McKINNEY, Texas — In a sharp departure from his fiery, "abolish the IRS" presidential revivals, Sen. Ted Cruz, R-Texas, opened a forum on veterans issues just after Independence Day by touting the strength of his constituent services operation.
It was a subdued and earnest senator, part of Cruz's concerted effort to repair an image that took a huge hit in Texas in advance of running for re-election in 2018, in part because of memories of his hostility toward President Trump.
Gone was Cruz the ideological warrior, who cultivated a national base by railing against his party's establishment and scorning his Republican colleagues — often by name, a breach of time-honored Senate decorum.
So, nearly four years after defying Republican leaders to lead a government shutdown aimed at forcing former President Barack Obama to defund his signature healthcare law, Cruz was telling a mostly friendly crowd that he was negotiating a compromise on legislation to partially repeal Obamacare.
"It's been messy, it's been bumpy. I am not certain we'll get it done. I hope we will; I believe we will," Cruz said to about 200 constituents, in a hotel conference center just north of Dallas, describing the talks among Senate Republicans to find 50 votes for a bill.
Cruz, 46, hasn't shed his conservatism. During this pre-screened town hall, sponsored by the conservative group Concerned Veterans for America, he called the Affordable Care Act a "manifest disaster."
As with others on the Right, Cruz is pushing for a more aggressive repeal of the law than would occur under the initial draft of the Better Care Reconciliation Act, saying it would reduce skyrocketing premiums and expensive deductibles.
But rather than serving up the red meat that was a staple of his public appearances from his rise in 2012 as a Tea Party upstart Senate candidate, through his runner-up bid for the Republican presidential nomination, Cruz responded to the few critics in the room with a sympathetic ear and pragmatic tone.
"This is an issue that inspires passion, and quite understandably. People care about their healthcare; it's personal," Cruz told reporters after the forum. "I hope it was helpful in explaining some of the differences in policy solutions that we need to respond not to the demagoguery and fear mongering which this issue, sadly, provokes in some circumstances."

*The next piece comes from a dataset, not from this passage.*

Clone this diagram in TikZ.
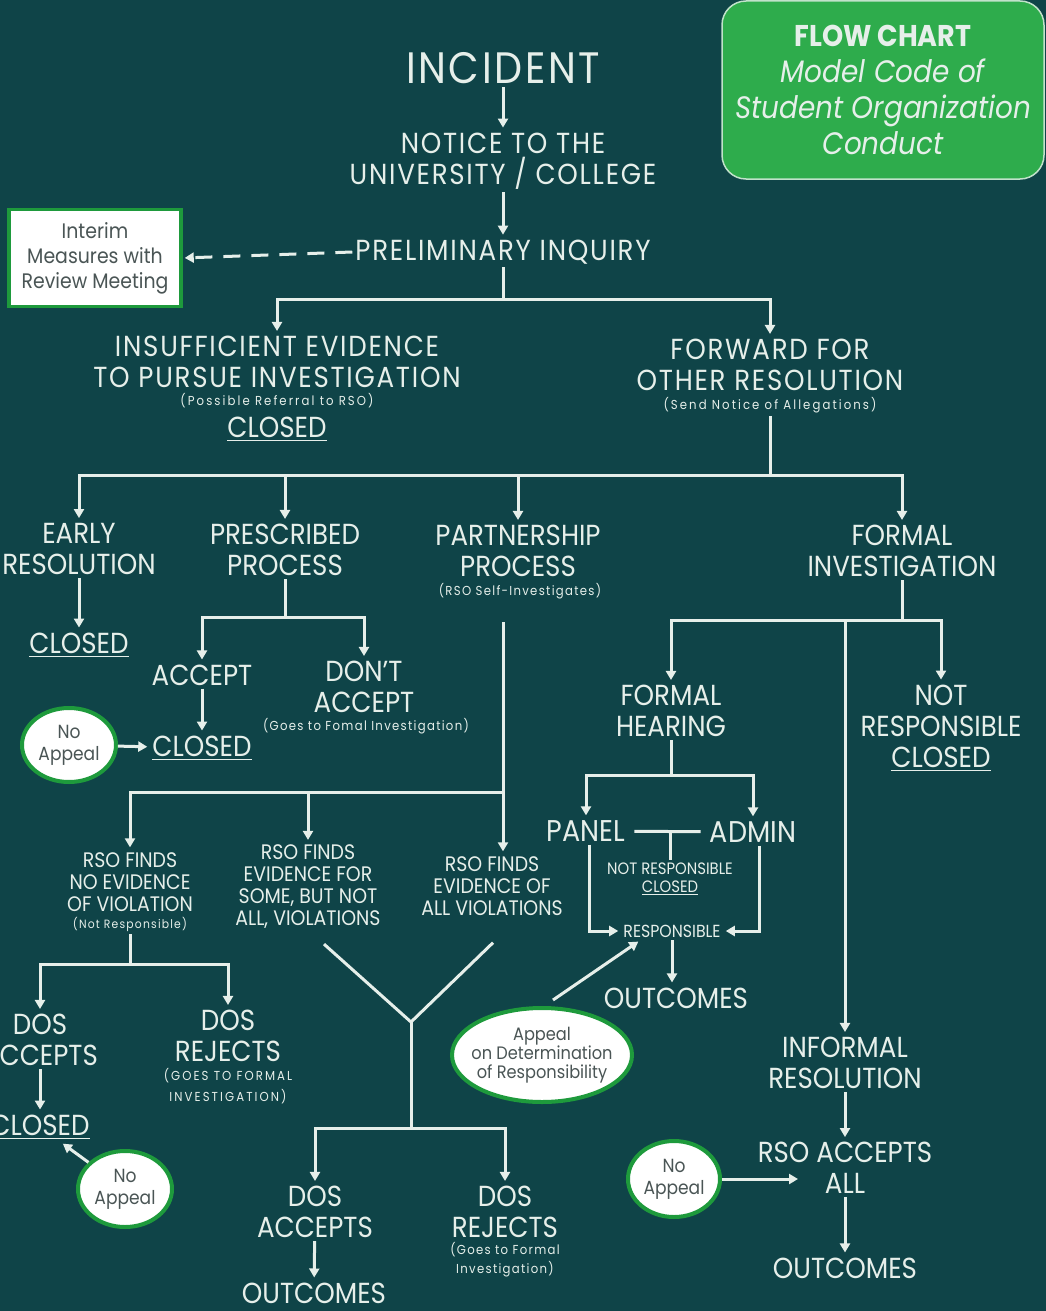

The event was one of three such forums Cruz attended as a guest of Concerned Veterans for America, an organization that is part of the Koch brothers umbrella of political groups, during the July Fourth congressional recess.
It had some of the trappings of Cruz's presidential campaign.

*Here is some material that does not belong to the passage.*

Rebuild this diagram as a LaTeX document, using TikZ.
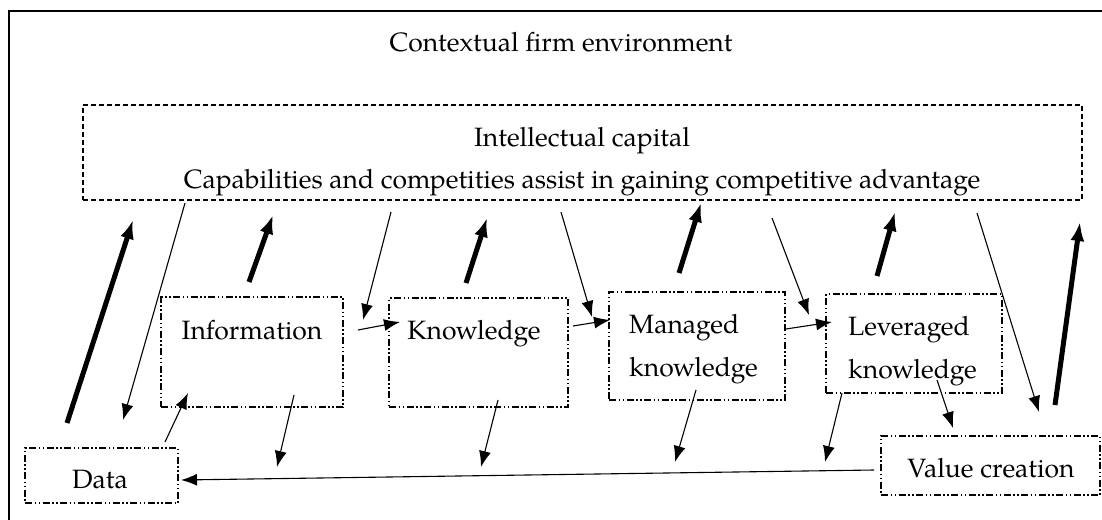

His father, Rafael Cruz, a fixture of the 2016 trail, was in attendance, and the senator lingered for an hour after the event to shake hands with voters and take selfies, as Brooks & Dunn's "Only in America" and Toby Keith's "Courtesy of the Red, White and Blue" blared in the background.
Cruz even cracked a few of his trademark jokes that always go over well in a conservative crowd. "It's like anytime I talk about the Second Amendment in Texas, I'm afraid that people will pull out their guns and start shooting in the air," he said, to a round of laughter.
Yet it was a decidedly low-key affair, dominated by Cruz focusing on his work to improve the Department of Veterans Affairs and the services the agency provides to military veterans, and other apolitical priorities.
"Dealing with the leviathan that is the federal bureaucracy, it can be confusing, it can be frustrating, it can be maddening," Cruz said. " I can tell you, in our Senate office, we have an extensive team that is devoted to constituent services, and it's a team with a lot of experience."
Cruz's rehabilitation effort is serious. In June, a University of Texas/Texas Tribune poll showed that more voters strongly disapproved of how Cruz was doing his job (35 percent) than strongly approved (21 percent.) Nine percent somewhat disapproved; 21 percent somewhat approved.
Texas is still reliably Republican. But the senator emerged from the national campaign underwater with independents and in trouble with Republicans. The party faithful didn't appreciate his refusal to endorse Trump during his speech at the GOP convention in Cleveland.
Cruz backed the president about six weeks before the election, but it's taken longer than that to rebuild his standing at home.
The senator is almost back to normal among Republican voters, well enough to discourage any sort of serious primary challenge, GOP sources say. The general election is another matter.
It's not that Cruz is in danger of losing to his likely Democratic challenger, Rep. Beto O'Rourke. Rather, he needs to win big in 2018 to maintain his national political viability. That could be difficult if Trump's job approval ratings don't improve.
Trump won Texas by 9 percentage points, less than Mitt Romney's 16 points in 2012 and Arizona Sen. John McCain's 12 points in 2008. With Trump's approval ratings hovering around 40 percent nationally, he could hurt Cruz in 2018.
"That's why Ted is being the local senator," a GOP operative said. "He needs to be able to say with a straight face that he's helped state, while holding true to his conservative roots."